Masuk EPSON Harus Bayar? Ketika Pekerjaan Dijual dengan Harga Jutaan

Masuk EPSON Harus Bayar? Ketika Pekerjaan Dijual dengan Harga Jutaan

Seorang buruh mendatangi kami, membawa kisah pahit yang seolah sudah akrab di telinga mereka yang berjuang dari bawah. Dengan sorot mata penuh keletihan namun tetap berani, ia berbicara dengan suara lirih tapi tegas

“Tahun lalu, keponakan saya, anak perempuan dari kakak istri, akhirnya diterima bekerja di PT. EPSON, di kawasan EJIP Cikarang. Perusahaan besar, ternama, yang banyak jadi incaran pencari kerja. Tetapi untuk masuk, ia harus bayar enam sampai tujuh juta rupiah. Jumlah yang tak kecil bagi kami, dan itu pun bukan untuk kontrak panjang—hanya enam bulan. Ketika kontraknya habis, jika ia ingin diperpanjang, kami harus siap bayar lagi, dengan nominal yang entah berapa lagi besarnya.”
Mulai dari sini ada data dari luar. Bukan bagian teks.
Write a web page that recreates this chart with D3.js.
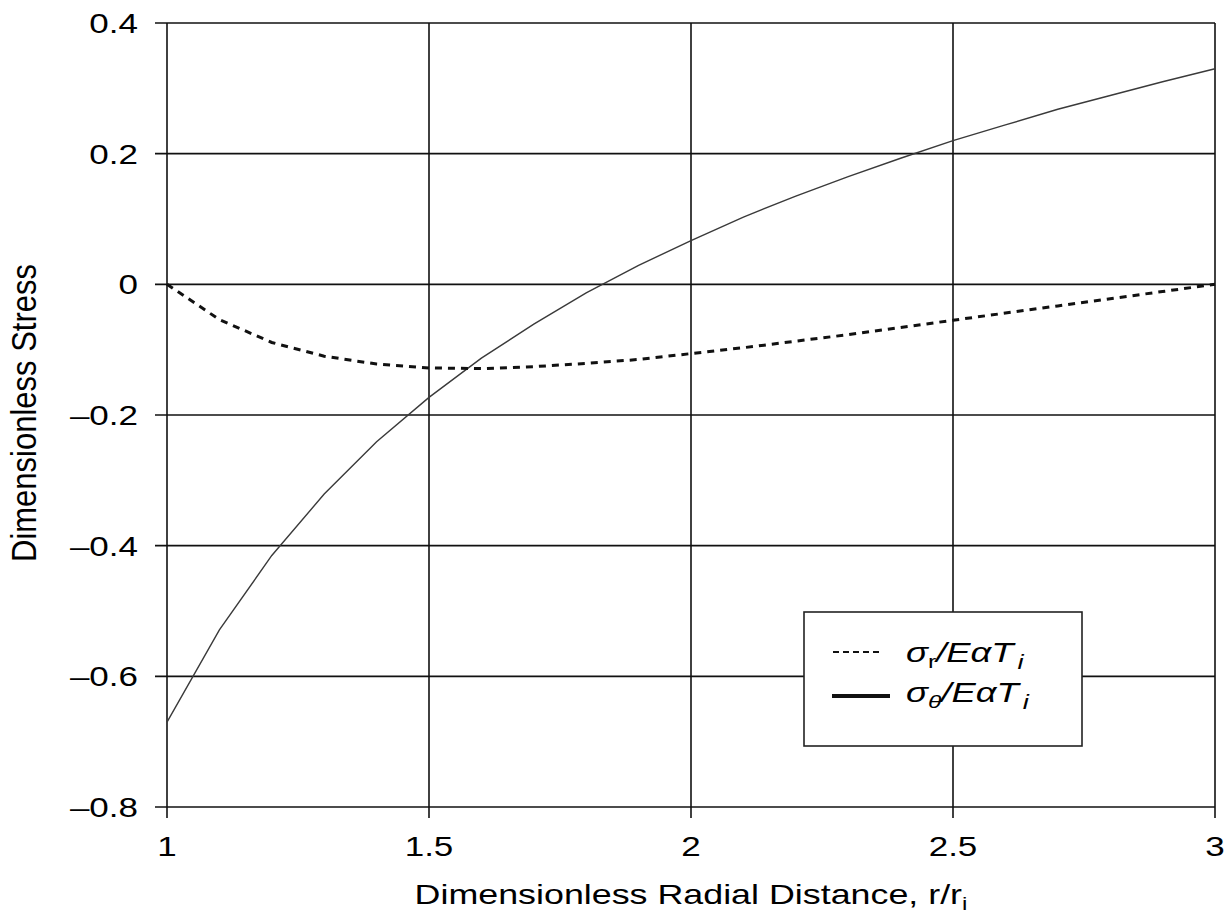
<!DOCTYPE html>
<html>
<head>
<meta charset="utf-8">
<script src="https://d3js.org/d3.v7.min.js"></script>
<style>
  body { margin: 0; background: #fff; }
  text { font-family: "Liberation Sans", Arial, sans-serif; fill: #000; }
</style>
</head>
<body>
<svg width="1228" height="914"></svg>
<script>
// radial distance r/ri
var rValues = [1.0, 1.1, 1.2, 1.3, 1.4, 1.5, 1.6, 1.7, 1.8, 1.9, 2.0,
               2.1, 2.2, 2.3, 2.4, 2.5, 2.6, 2.7, 2.8, 2.9, 3.0];
// sigma_r / E alpha Ti (dashed)
var sigmaR = [0, -0.054, -0.089, -0.110, -0.122, -0.128, -0.129, -0.126, -0.121, -0.115, -0.106,
              -0.097, -0.087, -0.077, -0.066, -0.055, -0.044, -0.033, -0.022, -0.011, 0];
// sigma_theta / E alpha Ti (solid)
var sigmaTheta = [-0.670, -0.529, -0.415, -0.321, -0.241, -0.173, -0.113, -0.061, -0.013, 0.029, 0.067,
                  0.103, 0.135, 0.165, 0.193, 0.220, 0.244, 0.268, 0.289, 0.310, 0.330];

var xTicks = [1, 1.5, 2, 2.5, 3];
var xTickLabels = ["1", "1.5", "2", "2.5", "3"];
var yTicks = [0.4, 0.2, 0, -0.2, -0.4, -0.6, -0.8];
var yTickLabels = ["0.4", "0.2", "0", "\u20130.2", "\u20130.4", "\u20130.6", "\u20130.8"];

var svg = d3.select("svg");
var plotL = 167, plotR = 1215, plotT = 23, plotB = 807;
var sx = 1.25; // horizontal stretch of the lettering

var x = d3.scaleLinear().domain([1, 3]).range([plotL, plotR]);
var y = d3.scaleLinear().domain([-0.8, 0.4]).range([plotB, plotT]);

// grid
svg.append("g").selectAll("line")
  .data(yTicks).enter().append("line")
  .attr("x1", plotL - 12).attr("x2", plotR)
  .attr("y1", function(d) { return y(d); }).attr("y2", function(d) { return y(d); })
  .attr("stroke", "#111").attr("stroke-width", 1.6);

svg.append("g").selectAll("line")
  .data(xTicks).enter().append("line")
  .attr("y1", plotT).attr("y2", plotB + 11)
  .attr("x1", function(d) { return x(d); }).attr("x2", function(d) { return x(d); })
  .attr("stroke", "#111").attr("stroke-width", 1.6);

// tick labels
svg.append("g").selectAll("text")
  .data(yTicks).enter().append("text")
  .attr("transform", function(d) { return "translate(138," + (y(d) + 10) + ") scale(" + sx + ",1)"; })
  .attr("text-anchor", "end")
  .attr("font-size", 28)
  .text(function(d, i) { return yTickLabels[i]; });

svg.append("g").selectAll("text")
  .data(xTicks).enter().append("text")
  .attr("transform", function(d) { return "translate(" + x(d) + ",856) scale(" + sx + ",1)"; })
  .attr("text-anchor", "middle")
  .attr("font-size", 28)
  .text(function(d, i) { return xTickLabels[i]; });

// axis titles
var xt = svg.append("text")
  .attr("transform", "translate(691,904) scale(1.28,1)")
  .attr("text-anchor", "middle")
  .attr("font-size", 28)
  .text("Dimensionless Radial Distance, r/r");
xt.append("tspan").attr("font-size", 19).attr("dy", 6).text("i");

svg.append("text")
  .attr("transform", "translate(36,413) scale(1.15,1) rotate(-90)")
  .attr("text-anchor", "middle")
  .attr("font-size", 31)
  .text("Dimensionless Stress");

// curves
var line = d3.line()
  .x(function(d) { return x(d[0]); })
  .y(function(d) { return y(d[1]); });

svg.append("path")
  .datum(rValues.map(function(r, i) { return [r, sigmaTheta[i]]; }))
  .attr("d", line)
  .attr("fill", "none")
  .attr("stroke", "#3a3a3a")
  .attr("stroke-width", 1.4);

svg.append("path")
  .datum(rValues.map(function(r, i) { return [r, sigmaR[i]]; }))
  .attr("d", line)
  .attr("fill", "none")
  .attr("stroke", "#111")
  .attr("stroke-width", 3)
  .attr("stroke-dasharray", "7,6");

// legend
var lg = svg.append("g");
lg.append("rect")
  .attr("x", 804).attr("y", 612)
  .attr("width", 278).attr("height", 134)
  .attr("fill", "#fff").attr("stroke", "#222").attr("stroke-width", 1.6);

lg.append("line")
  .attr("x1", 833).attr("x2", 880).attr("y1", 652).attr("y2", 652)
  .attr("stroke", "#111").attr("stroke-width", 1.8).attr("stroke-dasharray", "6,4");
lg.append("line")
  .attr("x1", 832).attr("x2", 890).attr("y1", 696).attr("y2", 696)
  .attr("stroke", "#111").attr("stroke-width", 3.8);

var t1 = lg.append("text")
  .attr("transform", "translate(906,662) scale(1.3,1)")
  .attr("font-size", 28).attr("font-style", "italic");
t1.append("tspan").text("\u03c3");
t1.append("tspan").attr("font-size", 19).attr("font-style", "normal").attr("dy", 6).text("r");
t1.append("tspan").attr("dy", -6).text("/E\u03b1T");
t1.append("tspan").attr("font-size", 21).attr("dy", 7).attr("dx", 3).text("i");

var t2 = lg.append("text")
  .attr("transform", "translate(906,702) scale(1.3,1)")
  .attr("font-size", 28).attr("font-style", "italic");
t2.append("tspan").text("\u03c3");
t2.append("tspan").attr("font-size", 19).attr("dy", 6).text("\u03b8");
t2.append("tspan").attr("dy", -6).text("/E\u03b1T");
t2.append("tspan").attr("font-size", 21).attr("dy", 7).attr("dx", 3).text("i");
</script>
</body>
</html>
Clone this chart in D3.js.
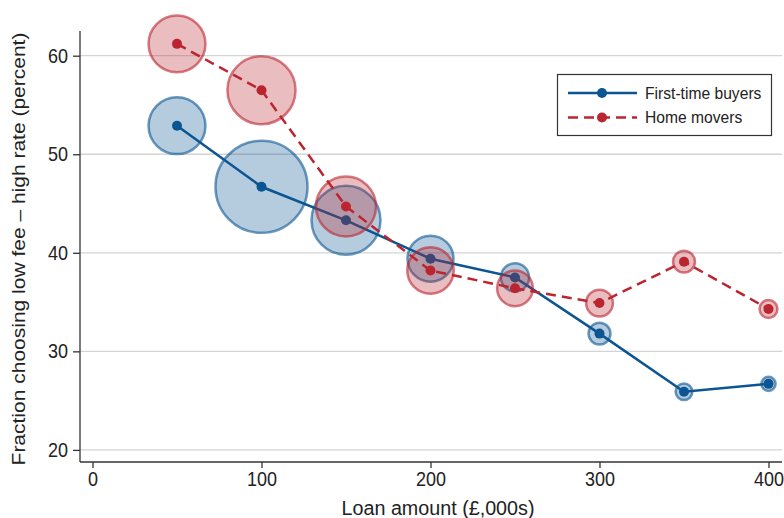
<!DOCTYPE html>
<html>
<head>
<meta charset="utf-8">
<script src="https://cdn.jsdelivr.net/npm/d3@7"></script>
<style>
  html, body { margin: 0; padding: 0; background: #fff; }
  svg { display: block; }
  text { font-family: "Liberation Sans", Arial, sans-serif; fill: #222; }
</style>
</head>
<body>
<svg id="chart" width="784" height="518"></svg>
<script>
// Loan amount buckets (£,000s)
const loanAmounts = [50, 100, 150, 200, 250, 300, 350, 400];
// Fraction choosing low fee – high rate (percent)
const firstTimeBuyers = [52.9, 46.7, 43.3, 39.4, 37.5, 31.8, 25.9, 26.7];
const homeMovers = [61.2, 56.5, 44.7, 38.2, 36.4, 34.9, 39.1, 34.3];
// Share of loans in each bucket (bubble area)
const firstTimeBuyersShare = [8.1, 21.2, 11.9, 5.3, 2.0, 1.2, 0.7, 0.5];
const homeMoversShare = [8.1, 11.6, 9.0, 5.4, 3.2, 1.8, 1.2, 0.8];
const xTicks = [0, 100, 200, 300, 400];
const yTicks = [20, 30, 40, 50, 60];
const seriesNames = ["First-time buyers", "Home movers"];

const svg = d3.select("#chart");
const plotLeft = 80, plotRight = 782, plotTop = 31, plotBottom = 462;
// Horizontal text squeeze for a narrower type look
const sq = 0.9;

const x = d3.scaleLinear().domain([0, 400]).range([92.5, 768.5]);
const y = d3.scaleLinear().domain([20, 60]).range([449.9, 55.7]);
const r = d3.scaleSqrt().domain([0, 21.2]).range([0, 46]);

// Gridlines
svg.append("g")
  .selectAll("line").data(yTicks).join("line")
  .attr("x1", plotLeft).attr("x2", plotRight)
  .attr("y1", d => y(d)).attr("y2", d => y(d))
  .attr("stroke", "#d4d4d4").attr("stroke-width", 1.3);

// Axes
const axisColor = "#333";
const xAxis = svg.append("g").attr("transform", `translate(0,${plotBottom})`)
  .call(d3.axisBottom(x).tickValues(xTicks).tickSize(6).tickPadding(4).tickSizeOuter(0));
xAxis.select(".domain").remove();
xAxis.append("line").attr("x1", plotLeft).attr("x2", plotRight).attr("stroke", axisColor).attr("stroke-width", 1.3);
xAxis.selectAll(".tick line").attr("stroke", axisColor).attr("stroke-width", 1.3);
xAxis.selectAll(".tick text").attr("font-size", 20).attr("fill", "#222")
  .attr("font-family", null).attr("transform", `scale(${sq},1)`);

const yAxis = svg.append("g").attr("transform", `translate(${plotLeft},0)`)
  .call(d3.axisLeft(y).tickValues(yTicks).tickSize(7).tickPadding(4).tickSizeOuter(0));
yAxis.select(".domain").remove();
yAxis.append("line").attr("y1", plotTop).attr("y2", plotBottom).attr("stroke", axisColor).attr("stroke-width", 1.3);
yAxis.selectAll(".tick line").attr("stroke", axisColor).attr("stroke-width", 1.3);
yAxis.selectAll(".tick text").attr("font-size", 20).attr("fill", "#222")
  .attr("font-family", null)
  .attr("x", -12 / sq).attr("transform", `scale(${sq},1)`);
svg.selectAll(".tick text").style("font-family", '"Liberation Sans", Arial, sans-serif');

// Axis titles
svg.append("text").attr("transform", `translate(438,515) scale(0.94,1)`).attr("text-anchor", "middle")
  .attr("font-size", 21).text("Loan amount (£,000s)");
svg.append("text").attr("transform", `translate(25,249) rotate(-90) scale(1,${sq})`).attr("text-anchor", "middle")
  .attr("font-size", 21).text("Fraction choosing low fee – high rate (percent)");

const series = [
  { name: seriesNames[0], values: firstTimeBuyers, share: firstTimeBuyersShare,
    color: "#0a5592", dash: null },
  { name: seriesNames[1], values: homeMovers, share: homeMoversShare,
    color: "#bb2530", dash: "10,6" }
];

const line = d3.line().x((d, i) => x(loanAmounts[i])).y(d => y(d));

series.forEach(s => {
  const g = svg.append("g");
  // Bubbles sized by share of loans
  g.append("g").selectAll("circle").data(s.values).join("circle")
    .attr("cx", (d, i) => x(loanAmounts[i])).attr("cy", d => y(d))
    .attr("r", (d, i) => r(s.share[i]))
    .attr("fill", s.color).attr("fill-opacity", 0.3)
    .attr("stroke", s.color).attr("stroke-opacity", 0.6).attr("stroke-width", 2.5);
  // Connected line and markers
  g.append("path").datum(s.values).attr("d", line)
    .attr("fill", "none").attr("stroke", s.color).attr("stroke-width", 2.5)
    .attr("stroke-dasharray", s.dash);
  g.append("g").selectAll("circle").data(s.values).join("circle")
    .attr("cx", (d, i) => x(loanAmounts[i])).attr("cy", d => y(d))
    .attr("r", 5).attr("fill", s.color);
});

// Legend
const lg = svg.append("g");
lg.append("rect").attr("x", 557.5).attr("y", 74.5).attr("width", 214).attr("height", 61)
  .attr("fill", "#fff").attr("stroke", "#333").attr("stroke-width", 1.2);
series.forEach((s, i) => {
  const cy = 93 + i * 24.5;
  lg.append("line").attr("x1", 568).attr("x2", 637).attr("y1", cy).attr("y2", cy)
    .attr("stroke", s.color).attr("stroke-width", 2.5).attr("stroke-dasharray", s.dash);
  lg.append("circle").attr("cx", 602).attr("cy", cy).attr("r", 5).attr("fill", s.color);
  lg.append("text").attr("transform", `translate(645,${cy}) scale(0.92,1)`).attr("dy", "0.35em")
    .attr("font-size", 17).text(s.name);
});
</script>
</body>
</html>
Ia berhenti sejenak, menatap lantai, lalu melanjutkan, “Saya tahu ini bukan kisah baru, apalagi di sini, di Cikarang. Kawasan industri yang selalu ramai oleh pencari kerja dari berbagai daerah. Sudah jadi rahasia umum bahwa di balik gerbang pabrik-pabrik itu, ada harga yang harus dibayar untuk bisa diterima. Ironisnya, PT. EPSON bukan sembarang pabrik kecil; mereka perusahaan besar yang terkenal dengan standar tinggi. Namun, tetap saja ada calo yang memanfaatkan peluang, menghisap rupiah demi rupiah dari mereka yang hanya ingin menghidupi keluarganya.”

Sambil berusaha menahan emosi, ia menjelaskan betapa praktik percaloan ini sudah seperti hantu di kawasan industri, hal yang seolah tak bisa dihindari.

“Mereka yang datang mencari kerja kebanyakan bukan dari kalangan yang mapan. Mereka dari keluarga biasa, atau bahkan yang kurang mampu. Mereka datang dengan tekad besar dan impian sederhana: bekerja dan mengubah nasib. Namun, sebelum mereka bisa melangkah ke dalam, mereka sudah dihadang biaya tak masuk akal ini. Tak semua sanggup membayar, dan mereka yang tak punya modal, ya, pulang dengan tangan kosong. Ini bukan hanya masalah uang, tapi soal keadilan bagi orang-orang kecil yang ingin berusaha dengan cara yang benar.”

Ia menghela napas panjang, suaranya terdengar semakin berat. “Saya ingin ini diangkat, siapa saja yang peduli bisa mendorong pemerintah untuk membuat aturan yang lebih ketat, mungkin ini bisa jadi jalan keluar. Bayangkan, di satu sisi, kami berusaha untuk bekerja keras, menabung, dan membantu keluarga. Namun, sistem yang ada justru seolah mempersulit jalan kami. Ini tak adil. Yang kami inginkan adalah kesempatan yang adil, persaingan kerja yang sehat. Seperti dulu, sebelum percaloan ini begitu merajalela.”

Matanya menatap tajam ke arah kami, seakan menyampaikan pesan yang lebih dari sekadar keluhan. “Kami yang ingin bekerja dan membangun hidup layak tak ingin terus dibebani hal seperti ini. Kami ingin bekerja tanpa harus membayar harga tak masuk akal. Dan jika ini terus terjadi, kapan kami bisa benar-benar maju?”

Pengaduan dari buruh ini bukan yang pertama kami dengar, namun kisahnya menambah kepedihan yang menyadarkan kita betapa perlunya ketegasan dalam menangani praktik semacam ini. Ia mengakhiri cerita dengan ucapan penuh harapan,

“Tolong suarakan ini. Suarakan untuk kami, yang datang dengan cita-cita sederhana tapi dihadang tembok bernama ‘uang pelicin.’ Suarakan untuk mereka yang masih ingin memperjuangkan persaingan yang adil.”